In our continuous universe the electromagnetic
wave is continuous, although it also presents a corpuscular aspect
in a number of processes that could not be explained otherwise.
A radio antenna radiates corpuscles (photons) and it is just possible
that our image of the electromagnetic wave is due to our property
of "continuification", i.e. explaining by continua a
series of processes that would otherwise be unexplainable. And
it seems that it is the discontinuum that is primordial
in the Universe; whereas the continuum is brought in by
us, by our brains and by those of the animals. But the fact that
the continuum is "brought in" by our brain does not
mean that it is necessary a subjective factor, since it can have
objective roots in the depth of the material world.
Only brains can notice the continuum, since
all the other interactions between the Universe substances are
done on the level of the elementary constituents of matter, i.e.
discontinuously. The continuous macroscopical shape, the macroscopical
pressure, the macroscopical force, have meaning only in connection
with the living beings. It is no wonder that in antiquity one
would attribute to things qualities similar to those of man before
starting a rational, scientific description of such things and
forces. And further, by our penetrating with mind and special
experiments inside the microscopical and sub- microscopical world,
we are trying to understand it in terms of our macroscopical images;
to this purpose we might modify, adapt, such images to correspond
to a reality deeper than the macrocosms. And sometimes we have
to imagine and to invent completely new models.

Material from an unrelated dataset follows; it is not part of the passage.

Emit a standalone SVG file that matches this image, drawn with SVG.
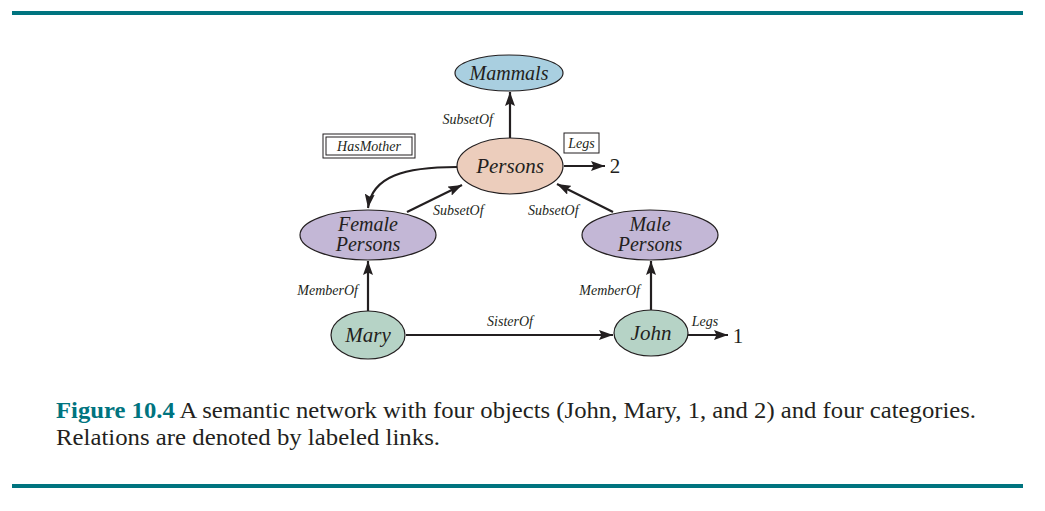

If we were to bring the continuum in
confrontation with the objective surrounding reality then a question
will arise: is this continuum, something Kantian, a priori,
that will finally stop us from understanding the ultimate depths
of the existence, or is it derived from something just
as material and natural as the rest of the Universe ? In the first
instance it will mean that our assertion, though it opens a conceptual
way to understanding the integrative activity of the brain, it
needs be augmented with the idea that the macroscopical property
of continuous vision is a mere limit of our knowledge ability
(since it will have no real counterpart in the surrounding reality).
But this would contradict the existence of other living creatures
having the same properties, and basing their functioning on macrocosms,
feeling in the same way everything that is macroscopic in the
Universe. Therefore we think that continuum is some principle
to be found somewhere in the existence, and not a subjective attribute!
IV. The Mental States
The integrative activity of the brain supposes
not only the transition from discontinuous to continuous, but
also the generation of the mental, psychological states (Fig. 19).
It is true that the states of logical thinking, of affection,
motivation and will, have certain known areas in the brain, but
these areas are machine-areas working with machine-language. But
the generation of the psychological states is so far unexplained.